In the last decade, two phenomena have become very popular among various populations in the Western world. Veganism and minimalism, disseminated through movies, documentary series, and social networks, are two behavioral acts that influence not only the individual's personal behavior but also their behavior in society.
Veganism, which means that a person does not consume any animal products, has been extensively researched (Pendergrast, 2016, pp.106-122) and has a significant positive impact on the environment.
Minimalism, expressed through a preference for a life with reduced consumption and possessions (Palafox, 2021), also constitutes pro-environmental behavior.
Research focusing on pro-environmental and pro-social behavior, categorizes the motives of individuals for these actions into four categories (Snelgar, 2006):
- Altruism
- Biophilia - Animals
- Biophilia - Plants
- Egocentrism
In this Project we want to examine what motivates people to choose a vegan diet or minimize their consumption as much as possible.
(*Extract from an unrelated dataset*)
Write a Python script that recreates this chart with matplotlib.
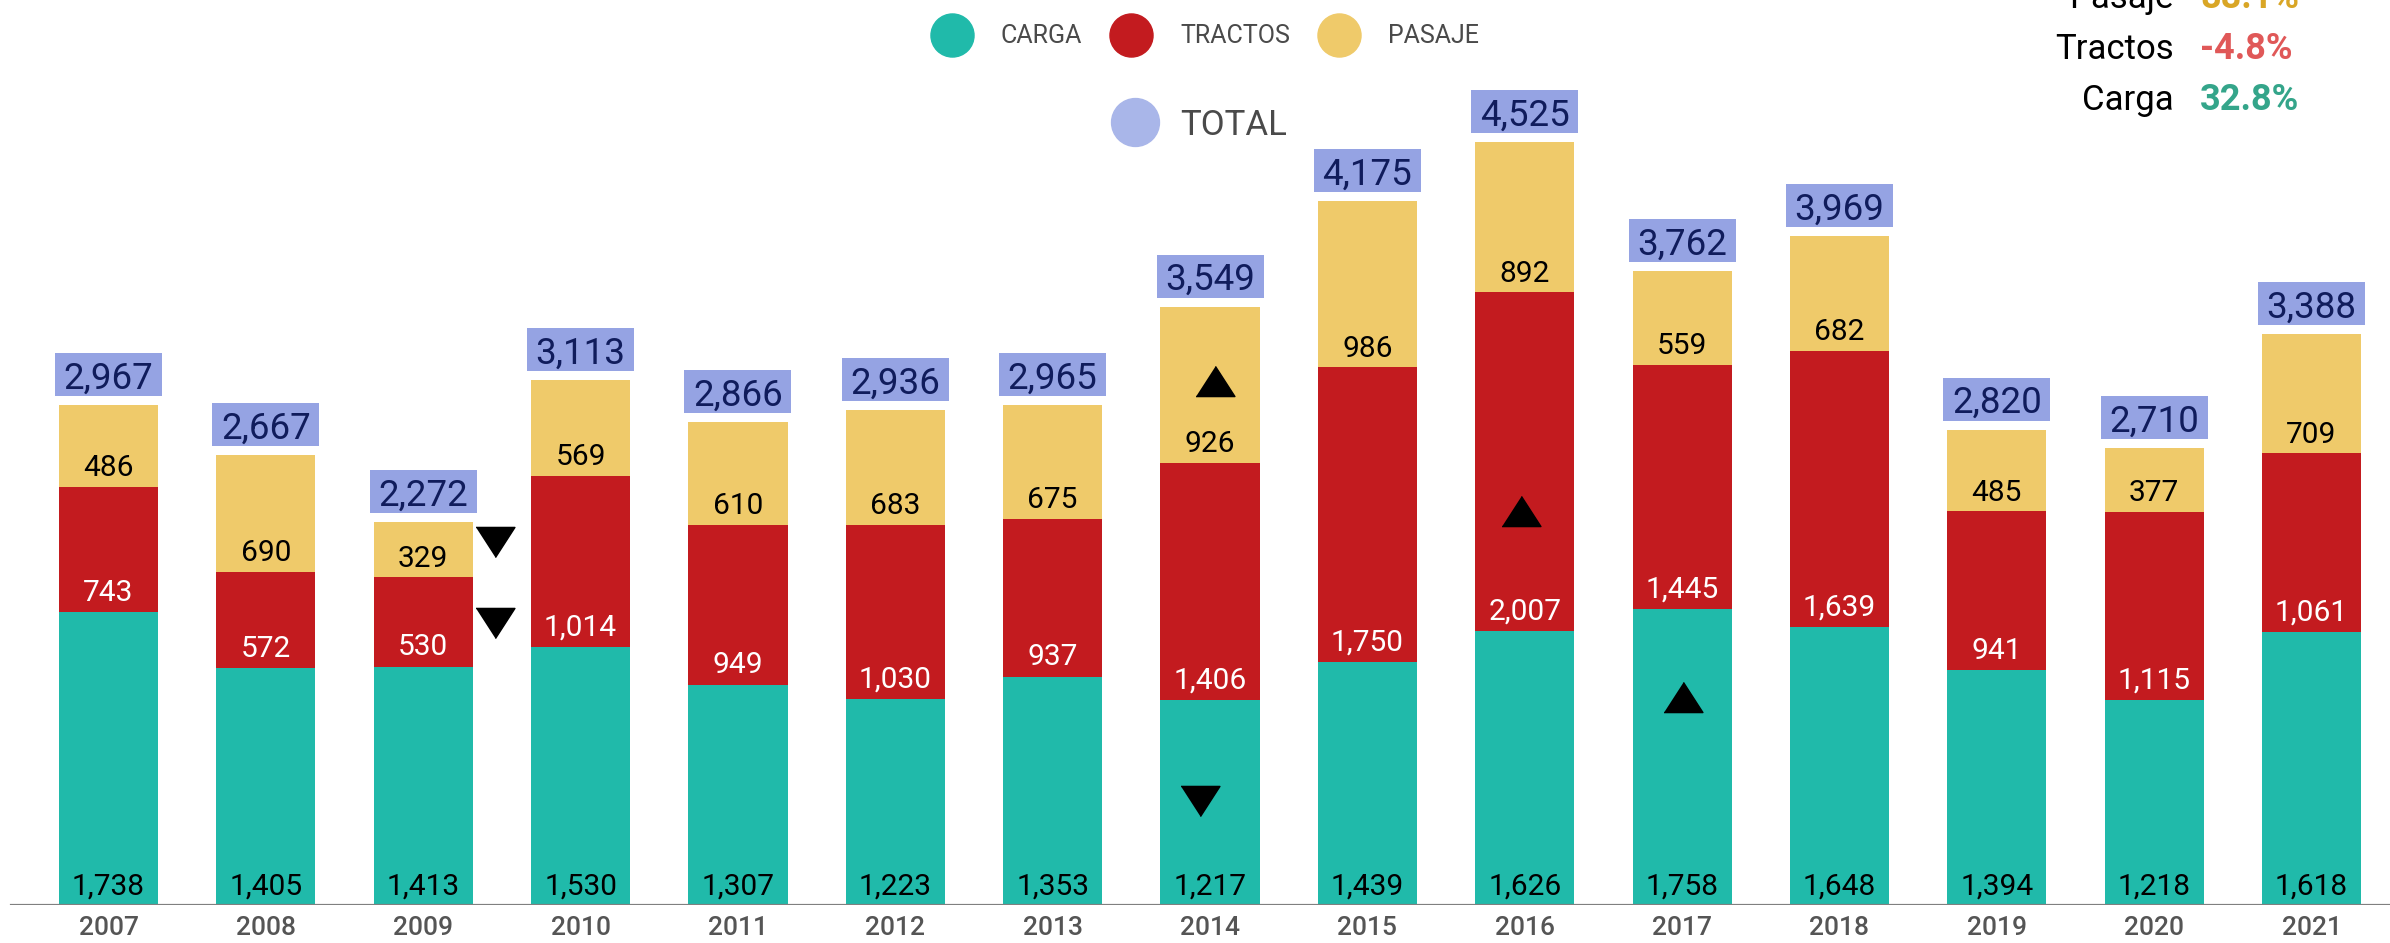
import matplotlib
matplotlib.use('Agg')
import matplotlib.pyplot as plt
from matplotlib.patches import Rectangle

plt.rcParams['font.family'] = ['Roboto', 'DejaVu Sans']

# data
years = ['2007', '2008', '2009', '2010', '2011', '2012', '2013', '2014',
         '2015', '2016', '2017', '2018', '2019', '2020', '2021']
carga = [1738, 1405, 1413, 1530, 1307, 1223, 1353, 1217, 1439, 1626, 1758, 1648, 1394, 1218, 1618]
tractos = [743, 572, 530, 1014, 949, 1030, 937, 1406, 1750, 2007, 1445, 1639, 941, 1115, 1061]
pasaje = [486, 690, 329, 569, 610, 683, 675, 926, 986, 892, 559, 682, 485, 377, 709]
totales = [2967, 2667, 2272, 3113, 2866, 2936, 2965, 3549, 4175, 4525, 3762, 3969, 2820, 2710, 3388]

# up / down arrows drawn on the chart (x in bar index, y in units)
flechas_x = [2.456, 2.456, 7.03, 6.938, 8.976, 10.006]
flechas_y = [2153, 1673, 3108, 617, 2337, 1234]
flechas_dir = ['v', 'v', '^', 'v', '^', '^']

variacion_nombres = ['Pasaje', 'Tractos', 'Carga']
variacion_valores = ['88.1%', '-4.8%', '32.8%']

col_carga = '#20BAAA'
col_tractos = '#C31B1F'
col_pasaje = '#EFCA6A'
col_box = '#95A3E3'
col_boxtxt = '#101C5C'
col_var = ['#D9A626', '#E05858', '#34A58A']

W, H = 2390, 943
fig = plt.figure(figsize=(W / 100, H / 100), dpi=100)
base_px = 38
ax = fig.add_axes([0, base_px / H, 1, (H - base_px) / H])

pitch = 157.36
x0 = 108.5
ax.set_xlim(-x0 / pitch, (W - x0) / pitch)
ax.set_ylim(0, (H - base_px) / 0.1686)

x = list(range(len(years)))
bw = 0.63
ax.bar(x, carga, width=bw, color=col_carga, zorder=2)
bot2 = carga
ax.bar(x, tractos, width=bw, bottom=bot2, color=col_tractos, zorder=2)
bot3 = [c + t for c, t in zip(carga, tractos)]
ax.bar(x, pasaje, width=bw, bottom=bot3, color=col_pasaje, zorder=2)

lab_kw = dict(textcoords='offset points', ha='center', va='center',
              fontsize=21.5, zorder=4)
for i in x:
    ax.annotate(f'{carga[i]:,}', xy=(i, 0), xytext=(0, 13.5), color='black', **lab_kw)
    ax.annotate(f'{tractos[i]:,}', xy=(i, bot2[i]), xytext=(0, 14), color='white', **lab_kw)
    ax.annotate(f'{pasaje[i]:,}', xy=(i, bot3[i]), xytext=(0, 13.5), color='black', **lab_kw)

    # total box above the bar
    bw_box = 0.68
    gap = 9 / 0.1686
    bh = 43 / 0.1686
    ax.add_patch(Rectangle((i - bw_box / 2, totales[i] + gap), bw_box, bh,
                           facecolor=col_box, edgecolor='none', zorder=3, clip_on=False))
    ax.text(i, totales[i] + gap + bh / 2, f'{totales[i]:,}', ha='center', va='center_baseline',
            fontsize=26.5, color=col_boxtxt, zorder=4)

for fx, fy, d in zip(flechas_x, flechas_y, flechas_dir):
    if d == '^':
        verts = [(-1, -0.775), (1, -0.775), (0, 0.775)]
    else:
        verts = [(-1, 0.775), (1, 0.775), (0, -0.775)]
    ax.plot(fx, fy, marker=verts, ms=28, color='black', ls='none', zorder=5)

ax.axhline(0, xmin=11 / W, xmax=1, color='#808080', lw=2.3, zorder=3)
for s in ax.spines.values():
    s.set_visible(False)
ax.set_yticks([])
ax.set_xticks(x)
ax.set_xticklabels(years, fontsize=19, color='#555555', fontweight='medium')
ax.tick_params(axis='x', length=0, pad=8)

# legend
def fx_(px):
    return px / W

def fy_(py):
    return 1 - py / H

leg = [(952, 1000, 'CARGA', col_carga), (1131, 1180, 'TRACTOS', col_tractos),
       (1339, 1388, 'PASAJE', col_pasaje)]
for cx, tx, name, c in leg:
    ax.plot(fx_(cx), fy_(35), 'o', ms=31, color=c, transform=fig.transFigure, clip_on=False)
    fig.text(fx_(tx), fy_(43), name, fontsize=18, color='#4a4a4a', va='baseline', ha='left')
ax.plot(fx_(1135), fy_(122), 'o', ms=34.5, color='#A9B6E9', transform=fig.transFigure, clip_on=False)
fig.text(fx_(1180), fy_(135), 'TOTAL', fontsize=25, color='#4a4a4a', va='baseline', ha='left')

# variation text top right
for k, (n, v) in enumerate(zip(variacion_nombres, variacion_valores)):
    yb = 8 + 51 * k
    fig.text(fx_(2174), fy_(yb), n, fontsize=25, color='black', ha='right', va='baseline')
    fig.text(fx_(2200), fy_(yb), v, fontsize=26, color=col_var[k], ha='left', va='baseline',
             fontweight='bold')

fig.savefig('out.png', dpi=100)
Do most people choose this lifestyle out of concern for others, concern for themselves, or concern for the environment (plants and/or animals)?
The project consists of 4 main Phases(tasks), each task has its own ipynb and html file displaying all the modeling proceess of this task.
I extracted the text data of the Reddit posts from various Subreddits (e.g. https://www.reddit.com/r/minimalism/ and https://www.reddit.com/r/vegan/) and finaly I chose two relevant datasets for each group (minimalism\veganism) and deployed a first small-batch of them to Amazon MTurk workers asking them to read the Posts of each datasets and rate to what scale do they think the post tends to be biospheric\egocentric(more about how its measured in the ipynb files)
- we used MTurk's ratings for deciding on the post's label: 2 for Biospheric ,1 for Egocentric and 0 for undecided (which was later converted to binary - 1 for Bio, 0 for Ego). So we actually used MTurk's ratings as our labeling and by that we formed our supervised data:
-
searched for relevant questions to ask the MTurk workers
-
Built a new MTurk project and designed the survey’s format
-
Found a problem in our project plan – we first chose to build 4 models for each label , (and fixed it) but then
we found a way to generalize the way we model and by that we got from 4 models into 2 models -
Created a big set of questions and chose the most unbiased and straightforward questions
-
We finally deployed our chosen datasets for each of the groups: minimalism/veganism with the set of questions, in which we let MTurk workers label the datasets(posts) wether they think they tend to a vegan or minimalist person by reading 5 behvioral questions and rating them from (1 to 5)
Retrieved labled data from MTurk workers, analyzed the batch and the labeling by different statistical and judges-agreemant rate approaches, and finally, after some adjustments for questions that we found less relevant, we sent the bigger batch for MTurk with updated questions list. hence the part b of task2: Big Batch Analysis.
On the Batch I performed: statistical analysis, Labeling (by deciding on a labeling method for the posts based on the scores of the answers from MTurk), Sentiment Analysis, Text Analysis and Statistical Tests on the labeling results and more.. (found on 3-Big_batch_analysis_mixed(task3).ipynb)
Task 4-A (4-extracing_unlabled_data(task4).ipynb) : extracting unlabled data - time to dive into the world of the unknown:
extracted a big batch of posts for each of the groups (veganism and minimalism)
transfered labled batch to binary labeling and officialy split the labled data into 2 datasets for further modeling: minimalism data and veganism data, which will be split to train\test data sets for training our models.
- Feature Creation: top 90%+ common words of each dataset and compound score achieved from previous sentiment Analysis.
- Feature Selection: performed Filter Method, Wrapper Method, Embedded Method on the feature list from previous step, selected features size of: 4 - 4 features seemed reasonable given the fact that our datasets are not that big.
- Model Selection: performed with LOO(Leave One Out) method with following models: Nearest neighbors, Logistic Regression, Decision Tree and Random Forest. The model with the best auc-roc value we got on the subset of the train set is :
for veganism:RandomForestClassifier with features chosen by the embedded method : ['anim', 'motiv', 'want', 'compound']
for minimalism: RandomForestClassifier with features chosen by the wrapper method using rfe model : ['earth', 'environment', 'wast', 'compound']
- Evaluating the chosen model on the test set : predict_proba, Leave One Out cross validation.
- reading unlabled data
- Creating features for the unlabled data based on features selected from labled data
- Predicting label of unlabled data sets
- statistical analysis
- Results are seen in the final ipynb file (modeling) in the 8th step (statistical analysis).
- A summary of the results can be also found in the pptx presentation.